Crypto

Traditional Banking in the Crypto World: A Path to Enhanced Trust

Barely a year and a half ago, BBVA, through its subsidiary in Switzerland, launched an innovative range of products for private and institutional private banking clients across the New Generation Service, which combines investing in traditional assets with trading and custody of crypto assets.

Originally, cryptocurrency transactions have always been considered a 100% citizen-owned operation, both in terms of exchange and custody. As the ecosystem has grown, with an increasing number of protocols and use cases, it has become a more complex space, which requires the involvement of other actors to preserve security and trust. Similarly, users operating with blockchain technology require higher levels of sophistication in infrastructure and mechanisms to ensure solutions that minimize operational and counterparty risk.

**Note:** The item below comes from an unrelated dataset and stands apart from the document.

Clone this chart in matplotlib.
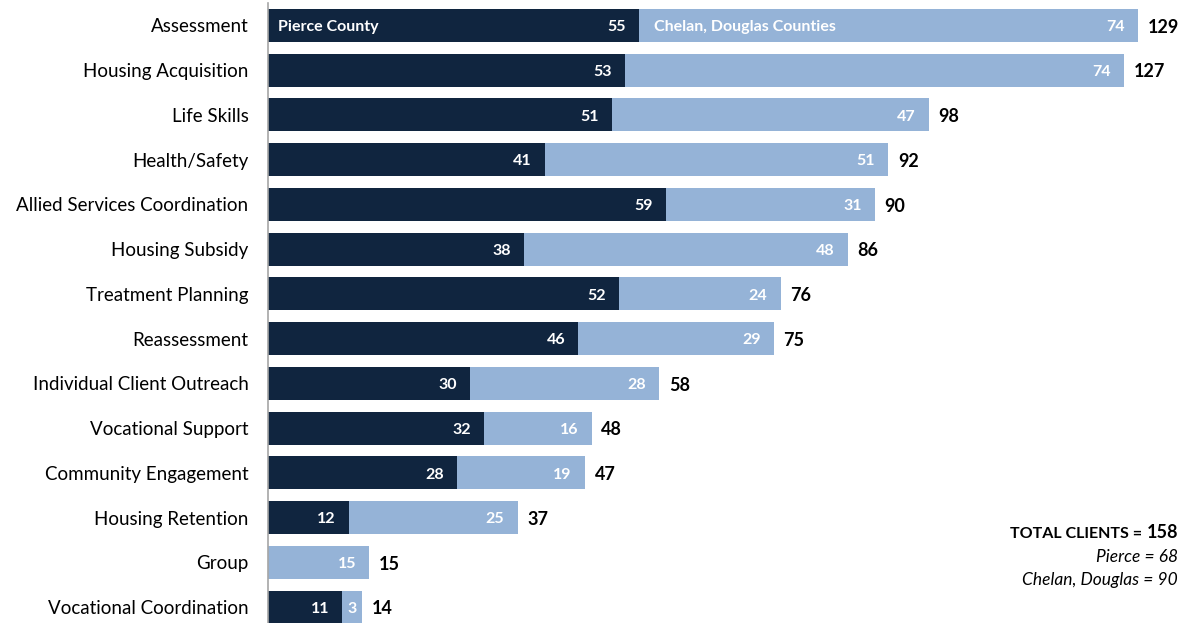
import matplotlib
matplotlib.use("Agg")
import matplotlib.pyplot as plt

plt.rcParams['font.family'] = ['Lato', 'DejaVu Sans']

categories = ["Assessment", "Housing Acquisition", "Life Skills", "Health/Safety",
              "Allied Services Coordination", "Housing Subsidy", "Treatment Planning",
              "Reassessment", "Individual Client Outreach", "Vocational Support",
              "Community Engagement", "Housing Retention", "Group", "Vocational Coordination"]
pierce = [55, 53, 51, 41, 59, 38, 52, 46, 30, 32, 28, 12, 0, 11]
chelan = [74, 74, 47, 51, 31, 48, 24, 29, 28, 16, 19, 25, 15, 3]
series_names = ["Pierce County", "Chelan, Douglas Counties"]
total_clients = 158
total_pierce = 68
total_chelan = 90

dark = "#10253F"
light = "#95B3D7"

W, H = 1185, 623
fig = plt.figure(figsize=(W / 100, H / 100), dpi=100)
left_px = 268
top_px = 3
bot_px = 629.5
ax = fig.add_axes([left_px / W, 1 - bot_px / H, 1 - left_px / W, (bot_px - top_px) / H])

n = len(categories)
y = list(range(n))
bh = 0.74
ax.barh(y, pierce, height=bh, color=dark, left=0)
ax.barh(y, chelan, height=bh, color=light, left=pierce)
ax.set_ylim(n - 0.5, -0.5)
ax.set_xlim(0, (W - left_px) / 6.744)

inner_fs = 11.5
dy = -1.2


def seg_label(start, val, row):
    if val <= 0:
        return
    if val < 5:
        ax.annotate(str(val), xy=(start + val / 2, row), xytext=(0, dy), textcoords="offset points",
                    ha="center", va="center", color="white", fontsize=inner_fs, fontweight="bold")
    else:
        ax.annotate(str(val), xy=(start + val, row), xytext=(-9.5, dy), textcoords="offset points",
                    ha="right", va="center", color="white", fontsize=inner_fs, fontweight="bold")


for i in range(n):
    p, c = pierce[i], chelan[i]
    seg_label(0, p, i)
    seg_label(p, c, i)
    ax.annotate(str(p + c), xy=(p + c, i), xytext=(7, dy), textcoords="offset points",
                ha="left", va="center", color="black", fontsize=13, fontweight="bold")

ax.annotate(series_names[0], xy=(0, 0), xytext=(7, dy), textcoords="offset points",
            ha="left", va="center", color="white", fontsize=inner_fs, fontweight="bold")
ax.annotate(series_names[1], xy=(pierce[0], 0), xytext=(11, dy), textcoords="offset points",
            ha="left", va="center", color="white", fontsize=inner_fs, fontweight="bold")

ax.set_yticks(y)
ax.set_yticklabels(categories, fontsize=13.5)
ax.tick_params(axis="y", length=0, pad=14)
ax.set_xticks([])
for s in ["top", "right", "bottom"]:
    ax.spines[s].set_visible(False)
ax.spines["left"].set_color("#A6A6A6")
ax.spines["left"].set_linewidth(1.2)

rx = 1178 / W
t158 = fig.text(rx, 1 - 533 / H, str(total_clients), ha="right", va="center",
                fontsize=13, fontweight="bold")
fig.canvas.draw()
ax.annotate("TOTAL CLIENTS = ", xy=(0, 0.45), xycoords=t158, ha="right", va="center",
            fontsize=11.5, fontweight="bold", annotation_clip=False)
fig.text(rx, 1 - 557 / H, f"Pierce = {total_pierce}", ha="right", va="center",
         fontsize=12.5, style="italic")
fig.text(rx, 1 - 580 / H, f"Chelan, Douglas = {total_chelan}", ha="right", va="center",
         fontsize=12.5, style="italic")

fig.savefig("out.png", dpi=100)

The financial sector, and banks in particular, are certainly not immune to this profound transformation. “We are facing an era of unprecedented technological convergence which involves major changes in the strategies of different sectors. Along with the technology sector itself, one of the areas that will be most closely involved is the financial industry. We must increase our sensitivity to change and provide a vehicle for transformation that creates real value for society. We must become faster, more efficient, more predictable and therefore more reliable,” said Alfonso Gómez, CEO of BBVA Switzerland.

Custody has always been the historic core business of banks. This is where we can bring greater comfort to regulators, not only through our own experience in this area, but also through our ability to integrate the two worlds into the same framework, with all the benefits that this implies for our clients.